We arrived in this lively, colourful, busy, manic, congested (this list of superlatives could continue on and on) at the end of February, after a long sail up from Durban, SA - with a wonderfully surreal 24 hour stop off in Cape Town.


Freetown is the kind of place you don't describe, it's the kind of place you experience. In other west African cities we've been to, there are usually designated market areas. Here, the whole City is a Market, and the vehicles just have to deal with that. It can and regularly does take up to 3 hours to travel a matter of miles in a car - and more often than not - will be quicker to walk than drive anywhere. A few weeks ago we went out for pizza. We left at 5.30 pm (rush hour) and we reached our destination nearly 3 hours later.
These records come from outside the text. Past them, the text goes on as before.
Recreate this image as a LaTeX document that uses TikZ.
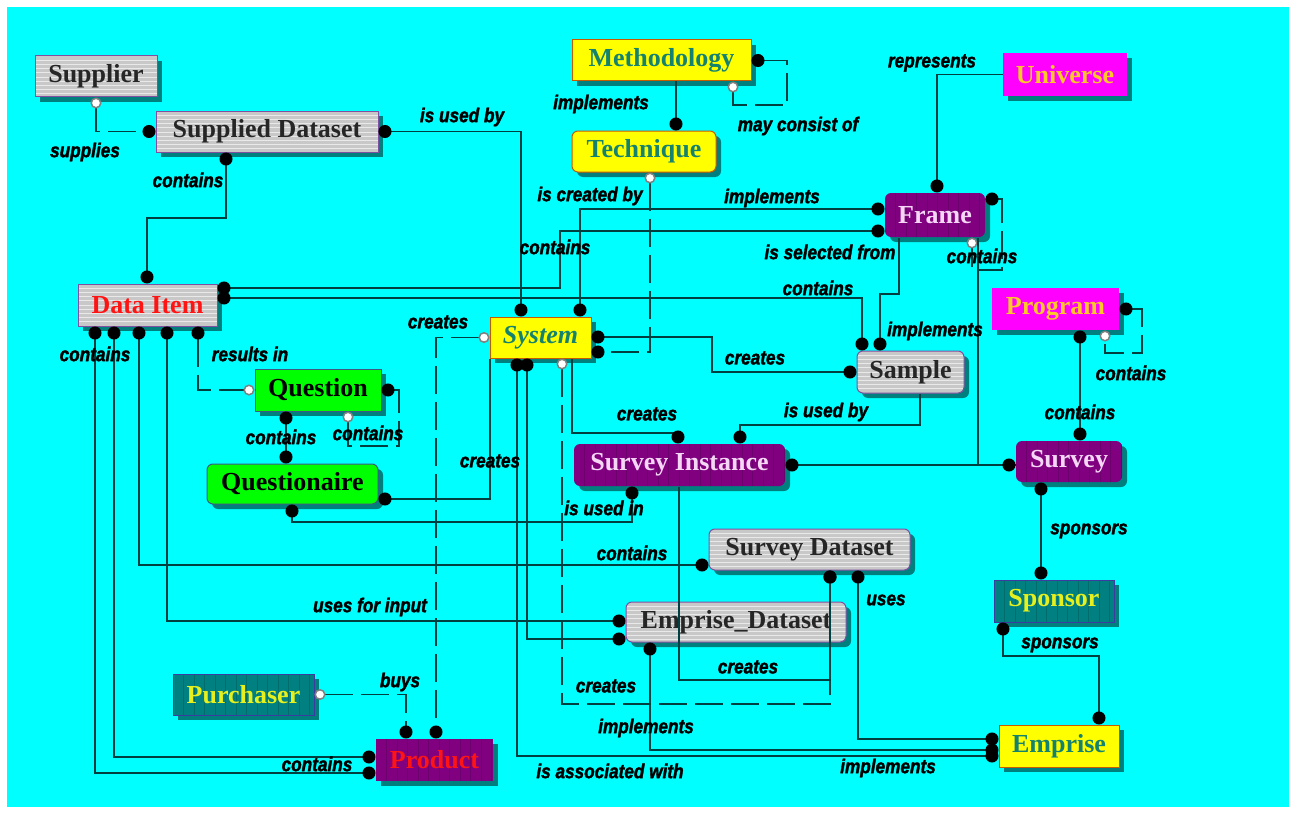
\documentclass[tikz,border=0pt]{standalone}
\usepackage{fontspec}
\setmainfont{Liberation Serif}
\newfontfamily\lblfont[FakeStretch=0.86,FakeBold=1.6]{Liberation Sans}
\usetikzlibrary{arrows.meta,shadows}

\definecolor{bgcyan}{RGB}{0,255,255}
\definecolor{lncol}{RGB}{0,64,64}
\definecolor{boxgray}{RGB}{200,200,200}
\definecolor{graybd}{RGB}{128,80,160}
\definecolor{ylw}{RGB}{255,255,0}
\definecolor{ylwbd}{RGB}{200,90,0}
\definecolor{grn}{RGB}{0,255,0}
\definecolor{grnbd}{RGB}{60,90,130}
\definecolor{prp}{RGB}{128,0,128}
\definecolor{prpst}{RGB}{108,0,108}
\definecolor{mag}{RGB}{255,0,255}
\definecolor{tl}{RGB}{0,128,128}
\definecolor{tlst}{RGB}{0,108,108}
\definecolor{tlbd}{RGB}{60,60,160}
\definecolor{tealtxt}{RGB}{20,130,110}
\definecolor{pinktxt}{RGB}{245,215,245}
\definecolor{orgtxt}{RGB}{255,200,40}
\definecolor{redtxt}{RGB}{255,20,20}
\definecolor{ylwtxt}{RGB}{230,240,30}

\tikzset{
  bdot/.tip={Circle[length=13pt,color=black]},
  wdot/.tip={Circle[open,length=11pt,fill=white,color=gray]},
  sz/.style 2 args={minimum width=#1pt, minimum height=#2pt},
  ent/.style={inner sep=0pt, font=\fontsize{26}{28}\selectfont\bfseries, line width=1pt,
    drop shadow={shadow xshift=5pt, shadow yshift=-5pt, opacity=0.5, fill=black}},
  hstr/.style={path picture={\foreach \k in {1,...,10}{\draw[white!60!boxgray, line width=0.7pt]
      ([yshift=-\k*4.2pt]path picture bounding box.north west) -- ([yshift=-\k*4.2pt]path picture bounding box.north east);}}},
  vstr/.style={path picture={\foreach \k in {1,...,22}{\draw[#1, line width=1pt]
      ([xshift=\k*10.5pt]path picture bounding box.north west) -- ([xshift=\k*10.5pt]path picture bounding box.south west);}}},
  rc/.style={rounded corners=6pt},
  gbox/.style={ent, fill=boxgray, draw=graybd, hstr, text=black!85},
  ybox/.style={ent, fill=ylw, draw=ylwbd, text=tealtxt},
  gnbox/.style={ent, fill=grn, draw=grnbd, text=black},
  pbox/.style={ent, fill=prp, vstr=prpst, text=pinktxt},
  mbox/.style={ent, fill=mag, text=orgtxt},
  tbox/.style={ent, fill=tl, draw=tlbd, vstr=tlst, text=ylwtxt},
  conn/.style={draw=lncol, line width=1.5pt},
  dsh/.style={conn, dash pattern=on 28pt off 8pt},
  lbl/.style={font=\lblfont\fontsize{20}{22}\selectfont\bfseries\itshape, inner sep=0pt, text=black},
}

\begin{document}
\begin{tikzpicture}[x=1pt, y=-1pt]
\useasboundingbox (0,0) rectangle (1294,816);
\fill[white] (0,0) rectangle (1294,816);
\fill[bgcyan] (7,7) rectangle (1289,807);

% entities
\node[gbox, sz={122}{41}] (sup) at (96,76.5) {Supplier};
\node[gbox, sz={222}{41}] (sd) at (267,131.5) {Supplied Dataset};
\node[ybox, sz={179}{41}] (meth) at (661.5,60.5) {Methodology};
\node[ybox, rc, sz={144}{41}] (tech) at (644,151.5) {Technique};
\node[mbox, sz={124}{43}] (uni) at (1065,74.5) {Universe};
\node[pbox, rc, sz={100}{44}] (frame) at (935,215) {Frame};
\node[gbox, sz={139}{42}, text=redtxt] (di) at (147.5,305) {Data Item};
\node[gnbox, sz={126}{42}] (q) at (318,390) {Question};
\node[gnbox, rc, sz={171}{40}] (qn) at (292.5,484) {Questionaire};
\node[ybox, sz={101}{41}, font=\fontsize{26}{28}\selectfont\bfseries\itshape] (sys) at (540.5,337.5) {System};
\node[pbox, rc, sz={211}{42}] (si) at (679.5,465) {Survey Instance};
\node[gbox, rc, sz={107}{42}] (samp) at (910.5,372) {Sample};
\node[mbox, sz={127}{42}] (prog) at (1055.5,309) {Program};
\node[pbox, rc, sz={106}{41}] (surv) at (1069,461.5) {Survey};
\node[gbox, rc, sz={201}{41}] (sds) at (809.5,549.5) {Survey Dataset};
\node[gbox, rc, sz={220}{40}] (ed) at (736,622) {Emprise\_Dataset};
\node[tbox, sz={120}{42}] (spon) at (1054,601) {Sponsor};
\node[ybox, sz={120}{42}] (emp) at (1059,746) {Emprise};
\node[tbox, sz={141}{41}] (pur) at (243.5,694.5) {Purchaser};
\node[pbox, sz={117}{42}, text=redtxt] (prod) at (434.5,760) {Product};

% relationships
\draw[dsh, wdot-bdot] (sup.south -| 96,0) |- (sd.west);
\draw[conn, bdot-bdot] (sd.south -| 226,0) -- (226,218) -| (di.north -| 147,0);
\draw[conn, bdot-bdot] (sd.east) -| (sys.north -| 521,0);
\draw[conn, -bdot] (meth.south -| 676,0) -- (tech.north -| 676,0);
\draw[dsh, bdot-wdot] (meth.east) -- (787,60.5) |- (733,105) -- (meth.south -| 733,0);
\draw[dsh, wdot-bdot] (tech.south -| 650,0) |- (sys.east |- 0,352);
\draw[conn, bdot-bdot] (sys.east |- 0,337) -- (712,337) |- (samp.west);
\draw[conn, bdot-bdot] (frame.west |- 0,209) -| (sys.north -| 580,0);
\draw[conn, bdot-bdot] (frame.west |- 0,231) -| (560,288) -- (di.east |- 0,288);
\draw[conn, bdot-bdot] (di.east |- 0,298) -| (samp.north -| 862,0);
\draw[conn, bdot-] (samp.north -| 880,0) -- (880,294) -| (frame.south -| 899,0);
\draw[dsh, bdot-wdot] (frame.east |- 0,199) -- (1002,199) |- (972,270) -- (frame.south -| 972,0);
\draw[conn] (frame.south -| 978,0) |- (surv.west |- si.east);
\draw[conn, bdot-bdot] (si.east) -- (surv.west |- si.east);
\draw[conn, -bdot] (uni.west) -| (frame.north -| 937,0);
\draw[dsh, bdot-wdot] (prog.east) -- (1142,309) |- (1105,353) -- (prog.south -| 1105,0);
\draw[conn, bdot-bdot] (prog.south -| 1080,0) -- (surv.north -| 1080,0);
\draw[conn, bdot-bdot] (surv.south -| 1041,0) -- (spon.north -| 1041,0);
\draw[conn, bdot-bdot] (spon.south -| 1003,0) |- (1099,656) -- (emp.north -| 1099,0);
\draw[conn, bdot-bdot] (sds.south -| 858,0) |- (emp.west |- 0,739);
\draw[conn, bdot-bdot] (ed.south -| 650,0) |- (emp.west |- 0,750);
\draw[conn, bdot-bdot] (sys.south -| 517,0) |- (emp.west |- 0,756);
\draw[conn, bdot-bdot] (sys.south -| 527,0) |- (ed.west |- 0,639);
\draw[conn, -bdot] (sys.south -| 572,0) |- (678,433) -- (si.north -| 678,0);
\draw[conn, -bdot] (samp.south -| 920,0) |- (740,425) -- (si.north -| 740,0);
\draw[conn, bdot-bdot] (si.south -| 632,0) |- (292,522) -- (qn.south -| 292,0);
\draw[conn, -bdot] (si.south -| 679,0) |- (830,680) -- (sds.south -| 830,0);
\draw[dsh, wdot-bdot] (sys.south -| 562,0) |- (830,704) -- (sds.south -| 830,0);
\draw[conn, bdot-] (qn.east |- 0,499) -| (sys.south -| 490,0);
\draw[dsh, wdot-bdot] (sys.west) -| (prod.north -| 436,0);
\draw[dsh, wdot-bdot] (pur.east) -| (prod.north -| 406,0);
\draw[dsh, bdot-wdot] (di.south -| 198,0) |- (q.west);
\draw[conn, bdot-bdot] (di.south -| 167,0) |- (ed.west |- 0,621);
\draw[conn, bdot-bdot] (di.south -| 139,0) |- (sds.west |- 0,565);
\draw[conn, bdot-bdot] (di.south -| 114,0) |- (prod.west |- 0,757);
\draw[conn, bdot-bdot] (di.south -| 95,0) |- (prod.west |- 0,773);
\draw[dsh, bdot-wdot] (q.east) -- (399,390) |- (348,446) -- (q.south -| 348,0);
\draw[conn, bdot-bdot] (q.south -| 286,0) -- (qn.north -| 286,0);

% relationship names
\node[lbl] (l1) at (85,152) {supplies};
\node[lbl] (l2) at (188,180) {contains};
\node[lbl] (l3) at (462,117) {is used by};
\node[lbl] (l4) at (601,104) {implements};
\node[lbl] (l5) at (798,126) {may consist of};
\node[lbl] (l6) at (590,196) {is created by};
\node[lbl] (l7) at (772,198) {implements};
\node[lbl] (l8) at (555,247) {contains};
\node[lbl] (l9) at (830,252) {is selected from};
\node[lbl] (l10) at (982,256) {contains};
\node[lbl] (l11) at (932,63) {represents};
\node[lbl] (l12) at (818,288) {contains};
\node[lbl] (l13) at (935,331) {implements};
\node[lbl] (l14) at (438,322) {creates};
\node[lbl] (l15) at (755,358) {creates};
\node[lbl] (l16) at (250,354) {results in};
\node[lbl] (l17) at (95,354) {contains};
\node[lbl] (l18) at (281,437) {contains};
\node[lbl] (l19) at (368,433) {contains};
\node[lbl] (l20) at (647,414) {creates};
\node[lbl] (l21) at (826,412) {is used by};
\node[lbl] (l22) at (1080,412) {contains};
\node[lbl] (l23) at (1131,373) {contains};
\node[lbl] (l24) at (490,461) {creates};
\node[lbl] (l25) at (604,508) {is used in};
\node[lbl] (l26) at (1089,531) {sponsors};
\node[lbl] (l27) at (632,553) {contains};
\node[lbl] (l28) at (370,607) {uses for input};
\node[lbl] (l29) at (886,600) {uses};
\node[lbl] (l30) at (1060,645) {sponsors};
\node[lbl] (l31) at (748,667) {creates};
\node[lbl] (l32) at (606,686) {creates};
\node[lbl] (l33) at (400,682) {buys};
\node[lbl] (l34) at (646,728) {implements};
\node[lbl] (l35) at (317,764) {contains};
\node[lbl] (l36) at (610,771) {is associated with};
\node[lbl] (l37) at (888,768) {implements};
\end{tikzpicture}
\end{document}
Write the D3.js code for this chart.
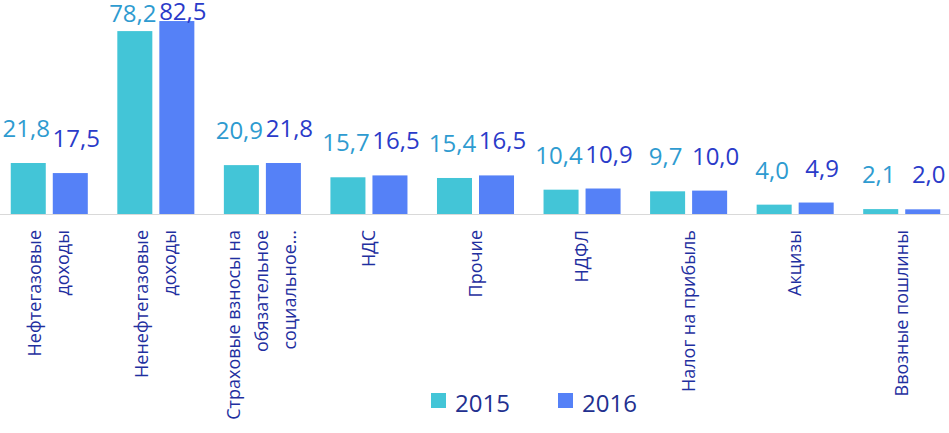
<!DOCTYPE html>
<html><head><meta charset="utf-8">
<script src="https://cdn.jsdelivr.net/npm/d3@7"></script>
<style>html,body{margin:0;padding:0;background:#fff;}svg{display:block;font-family:"Open Sans",sans-serif;}</style>
</head><body>
<svg id="c" width="949" height="433"></svg>
<script>
const categories = [
  ["Нефтегазовые","доходы"],
  ["Ненефтегазовые","доходы"],
  ["Страховые взносы на","обязательное","социальное..."],
  ["НДС"],
  ["Прочие"],
  ["НДФЛ"],
  ["Налог на прибыль"],
  ["Акцизы"],
  ["Ввозные пошлины"]
];
const seriesNames = ["2015","2016"];
const values2015 = [21.8, 78.2, 20.9, 15.7, 15.4, 10.4, 9.7, 4.0, 2.1];
const values2016 = [17.5, 82.5, 21.8, 16.5, 16.5, 10.9, 10.0, 4.9, 2.0];
const barColors = ["#43C5D7", "#5581F7"];
const labelColors = ["#2E9BD0", "#2A3BC9"];

const svg = d3.select("#c");
const W = 949;
const keys = categories.map((c,i)=>i);
const x0 = d3.scaleBand().domain(keys).range([-4, 955]).paddingInner(0.277).paddingOuter(0.1385);
const x1 = d3.scaleBand().domain(seriesNames).range([0, x0.bandwidth()]).paddingInner(0.1667);
const y = d3.scaleLinear().domain([0, 90]).range([214, 3.5]);
const data = [values2015, values2016];

// bars
seriesNames.forEach((s, si) => {
  svg.append("g").selectAll("rect").data(data[si]).join("rect")
    .attr("x", (d,i) => x0(i) + x1(s))
    .attr("y", d => y(d))
    .attr("width", x1.bandwidth())
    .attr("height", d => y(0) - y(d))
    .attr("fill", barColors[si]);
});

// axis line
svg.append("line").attr("x1", 0).attr("x2", W).attr("y1", y(0)+0.5).attr("y2", y(0)+0.5)
  .attr("stroke", "#d9d9d9").attr("stroke-width", 1);

// value labels
const fmt = v => d3.format(".1f")(v).replace(".", ",");
seriesNames.forEach((s, si) => {
  svg.append("g").selectAll("text").data(data[si]).join("text")
    .attr("x", (d,i) => x0(i) + x1(s) + x1.bandwidth()/2 + (si === 1 ? 6 : -2))
    .attr("y", d => Math.max(y(d) - 26, si === 1 ? 20 : 22))
    .attr("text-anchor", "middle")
    .attr("font-size", 24)
    .attr("fill", labelColors[si])
    .text(d => fmt(d));
});

// category labels
const lh = 28;
const cg = svg.append("g");
categories.forEach((lines, i) => {
  const cx = x0(i) + x0.bandwidth()/2;
  const n = lines.length;
  lines.forEach((ln, li) => {
    const off = (li - (n-1)/2) * lh + 6;
    cg.append("text")
      .attr("transform", `translate(${cx + off},230) rotate(-90)`)
      .attr("text-anchor", "end")
      .attr("font-size", 18)
      .attr("fill", "#1F2FA0")
      .text(ln);
  });
});

// legend
const lg = svg.append("g");
const legX = [431, 558];
seriesNames.forEach((s, si) => {
  lg.append("rect").attr("x", legX[si]).attr("y", 393).attr("width", 15).attr("height", 15).attr("fill", barColors[si]);
  lg.append("text").attr("x", legX[si] + 24).attr("y", 412).attr("font-size", 24).attr("fill", "#22308F").text(s);
});
</script>
</body></html>
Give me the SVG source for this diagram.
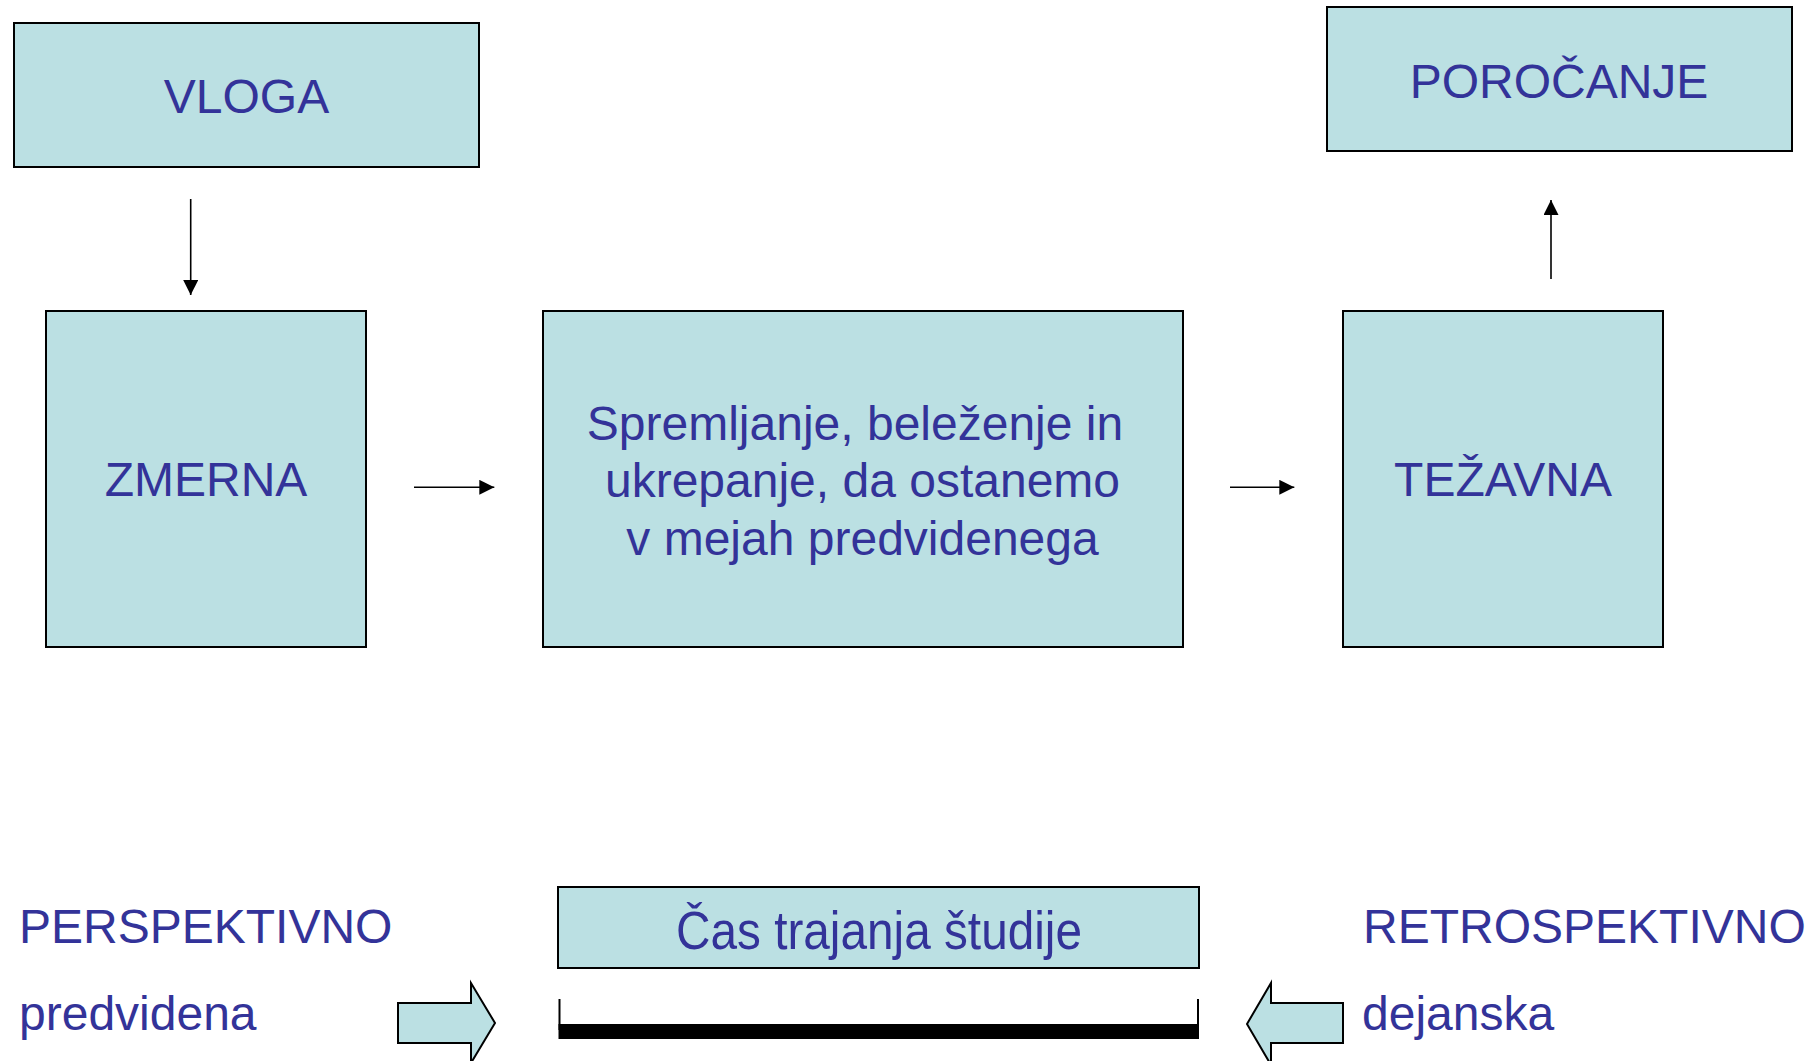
<svg xmlns="http://www.w3.org/2000/svg" width="1818" height="1061" viewBox="0 0 1818 1061">
<style>
.box{fill:#BBE0E3;stroke:#000;stroke-width:2}
.t{font-family:"Liberation Sans",Arial,sans-serif;fill:#333399;font-size:48px}
.c{text-anchor:middle}
.conn{stroke:#000;stroke-width:1.6;fill:none}
</style>
<defs>
<marker id="ah" markerUnits="userSpaceOnUse" markerWidth="16" markerHeight="16" refX="15" refY="7.5" orient="auto">
<path d="M0,0 L15,7.5 L0,15 z" fill="#000"/>
</marker>
</defs>
<rect width="1818" height="1061" fill="#fff"/>
<g id="vloga">
<rect class="box" x="14" y="23" width="465" height="144"/>
<text class="t c" x="246.5" y="113">VLOGA</text>
</g>
<g id="porocanje">
<rect class="box" x="1327" y="7" width="465" height="144"/>
<text class="t c" x="1559" y="98">POROČANJE</text>
</g>
<g id="zmerna">
<rect class="box" x="46" y="311" width="320" height="336"/>
<text class="t c" x="206" y="496">ZMERNA</text>
</g>
<g id="spremljanje">
<rect class="box" x="543" y="311" width="640" height="336"/>
<text class="t c" x="855" y="440">Spremljanje, beleženje in</text>
<text class="t c" x="862.5" y="497">ukrepanje, da ostanemo</text>
<text class="t c" x="862.5" y="555">v mejah predvidenega</text>
</g>
<g id="tezavna">
<rect class="box" x="1343" y="311" width="320" height="336"/>
<text class="t c" x="1503" y="496">TEŽAVNA</text>
</g>
<g id="connectors">
<line class="conn" x1="190.7" y1="199" x2="190.7" y2="295" marker-end="url(#ah)"/>
<line class="conn" x1="414" y1="487.3" x2="494.3" y2="487.3" marker-end="url(#ah)"/>
<line class="conn" x1="1230" y1="487.3" x2="1294.3" y2="487.3" marker-end="url(#ah)"/>
<line class="conn" x1="1551" y1="279" x2="1551" y2="200" marker-end="url(#ah)"/>
</g>
<g id="perspektivno">
<text class="t" x="19" y="943">PERSPEKTIVNO</text>
<text class="t" x="19" y="1030">predvidena</text>
</g>
<g id="retrospektivno">
<text class="t" x="1363" y="943">RETROSPEKTIVNO</text>
<text class="t" x="1362" y="1030">dejanska</text>
</g>
<g id="cas">
<rect class="box" x="558" y="887" width="641" height="81"/>
<text class="t c" x="879" y="949" style="font-size:54px" textLength="406" lengthAdjust="spacingAndGlyphs">Čas trajanja študije</text>
</g>
<g id="timebar">
<line x1="559.5" y1="999" x2="559.5" y2="1030" stroke="#000" stroke-width="2"/>
<line x1="1198" y1="999" x2="1198" y2="1030" stroke="#000" stroke-width="2"/>
<rect x="558.5" y="1024" width="640.5" height="15" fill="#000"/>
</g>
<g id="arrow-right">
<polygon class="box" points="398,1003 471,1003 471,983 495,1023 471,1063 471,1043 398,1043"/>
</g>
<g id="arrow-left">
<polygon class="box" points="1343,1003 1271,1003 1271,983 1247,1024 1271,1065 1271,1043 1343,1043"/>
</g>
</svg>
When we left, it took us 20 minutes to get back to the ship! 

Along with getting use to the uniqueness of the City, we are obviously here to work - and that so far has had its highs and lows. We held a mass screening, as we usually do, at the start of the year at the national football stadium a week or 2 after we arrived. It did not take long for the entire ship community to get a very large and painful wake up call to the desperation of poverty in this country and the heart breaking after effects of the brutal civil war that ravaged this land. There were many converging factors that took place on the morning of our screening - of which I do not need to go into detail. But there was a heartbreaking conclusion as the crowds of many thousands crushed and crammed and eventually broke down into a mass surge of people, resulting in groups of people getting trampled and injured, and eventually led to the death of one man waiting to be seen by the medical staff. Our screening had to be halted as we did what we could to restore some order and our medical staff did all that they could with the beyond limited means that they had at their disposal to aid the victims. Needless to say that we all returned to the ship in a somber mood as we had to face up to the events of the day.

However, some surgeries had been booked and we were able to begin our surgery schedule, and within a few weeks, we held another screening at a new venue and this time it all went to plan. So the Hospital has been up and running for 8 weeks now and we have already done hundreds of life changing and life saving surgeries. Our dental team have seen well over 2000 people and our eye team around the same figure. Tumors have been removed, cleft lips repaired, bowed legs made straight and club feet re-aligned. 
It is wonderful to see the changes in peoples lives and the relief on their faces as they come to terms with the knock on effects that their surgery will have on their lives. They can now work, go to school and most importantly - have the opportunity of a normal life within their community.

But it is, as always, sobering to take a step back and look at life - real life - on the streets, in the villages, in the communities of this City. Freetown has doubled in size within a matter of years since the end of the war, and the place just cannot handle that many people. There is not enough water to go around. The local government turn water on and off at different times of the week to different areas of the city, in hope that everyone has at least a chance once a week to get some water. There is not enough room for people to build homes, so the suburbs have spread up the side of the mountains that encircle the city. 

Clay houses build on clay foundations on the side of a mountain. 

Rainy season lasts a few months each year, and each year, everyone of the people who live on the mountain go to bed at night hoping and praying that their house will still be standing in the morning and that they have not been washed down the side in a mud slide. 

I've been on this ship for over 18 months now....and I still do not feel that I can yet process what I have seen. How people live here, how I lived at home. What people here are willing to do in order to get medical treatment, what we at home do when our taxes are raised a little or we have to wait a few hours. How people are happy and content that their house is still standing after the rains have come and gone to 
how we watch reality make over shows and 'wish' we had a house that cool, nice, beautiful or whatever.

I find it hard to process life in West Africa, I find it scary to think of life in the West. 

I hope that you can join me in being willing to openly live in this tension.